At Sunday's rally, women farmworkers described how conditions have changed in Florida's tomato fields under the FFP. Antonia said that when she arrived in the US state in the early 2000s, "there were no protections, no restrooms, you had to go in the fields," while they also faced expensive rents, low wages, and sometimes struggled to buy enough food to eat themselves.
The CIW also challenges Wendy’s decision to stop buying tomatoes from suppliers in Florida, shifting purchases to Mexico. In statement released prior to this week's fast, farmworkers said: “sexual harassment in [Mexico’s] fields is endemic and farmworker women are intimidated into silence by a culture of fear, violence, and corruption.”

Farmworkers protest in New York City. Photo: Noffar Gat/www.noffargat.com. All rights reserved.
Wendy’s, which recently reported 2017 revenues of more than $1.2 billion, and profits of almost $215 million, has hundreds of restaurants that it operates directly along with thousands of franchise outlets around the world.
In a strongly-worded statement sent to openDemocracy, the company accused the CIW of “spreading false and misleading information about the Wendy’s brand and our business practices in their continuing effort to extract a financial commitment from us."

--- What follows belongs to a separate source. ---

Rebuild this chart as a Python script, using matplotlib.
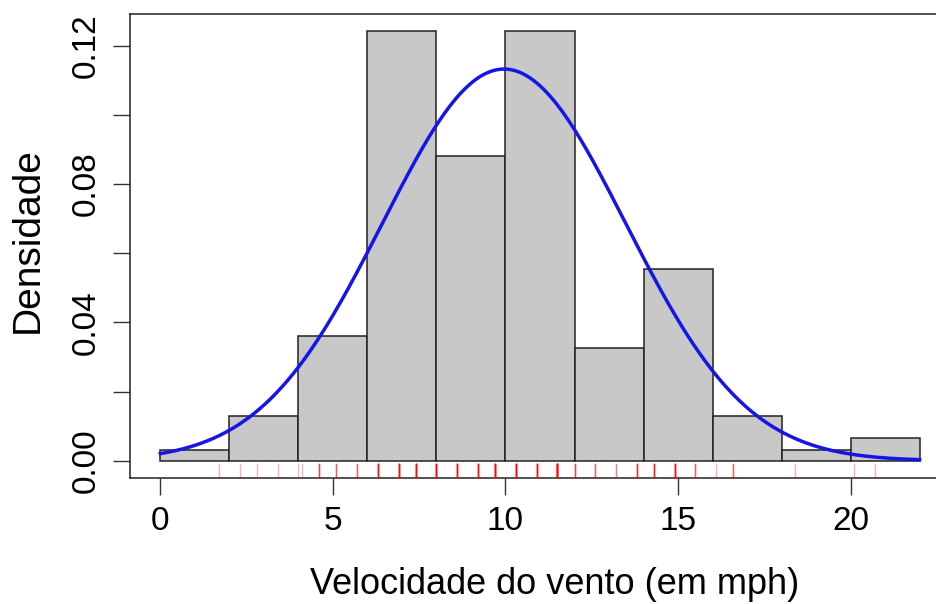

“The idea that joining their program, and purchasing Florida tomatoes, is the only way to operate ethically is simply not true,” the company added, describing its products as ethically-sourced from suppliers under a “strict code of conduct… [and] third-party certified human rights assessments.”
“Other companies listed as Fair Food Program participants also purchase tomatoes outside of the United States but have not been subject to the type of criticism aimed at Wendy’s. This is hypocrisy and it exhibits a lack of transparency to which Wendy’s and its customers are entitled," it said.
In response, Reverend Noelle Damico of the Alliance for Fair Food said it's “offensive” and incorrect of the company to "imply CIW is trying to extort Wendy's." The CIW does not receive money from FFP participants, and the penny-per-pound premium paid by buyers "goes straight to the growers who pass it on to their workers as a bonus in their paycheck,” she said.
Wendy’s, Damico added, “is the only major fast-food company that no longer buys tomatoes from Florida at all, but rather shifted its purchases to Mexico.”
These purchases, she continued, are "hardly transparent – from which growers is Wendy's purchasing, what exactly are the monitoring processes by which Wendy's assesses the conditions in the fields, and, importantly, what are the consequences for growers who fail to uphold Wendy's standard?"

Reverend Noelle Damico in New York City. Photo: Noffar Gat/www.noffargat.com. All rights reserved.
The farmworkers’ protest this week comes as state and civil society representatives have gathered in New York City for the annual Commission on the Status of Women (CSW) talks at UN headquarters, which this year are focused on rural women.
"Companies in recent years use gender equality and gay-friendly branding to promote themselves and capitalise on our rights. But actions speak louder than words,” said Inna Michaeli at the Association for Women’s Rights in Development (AWID), one of many women’s rights groups present at the talks.
"Wendy's move to Mexico illustrates how impunity is tied to transnational operations. It allows corporations to escape responsibility even more,” Michaeli added, describing risks to women in supply chains including “sexual violence, discriminatory wages and dangerous health hazards.”
She argued that new international laws are needed to regulate transnational corporations’ human rights impacts, pointing to ongoing discussions over a proposed binding treaty on this issue that have been underway at the UN human rights council in Geneva since 2014.
Negotiations over a draft binding treaty text are now expected to begin later this year. It’s time, Michaeli said, that the “international human rights system catches up with the reality of corporate power and impunity.”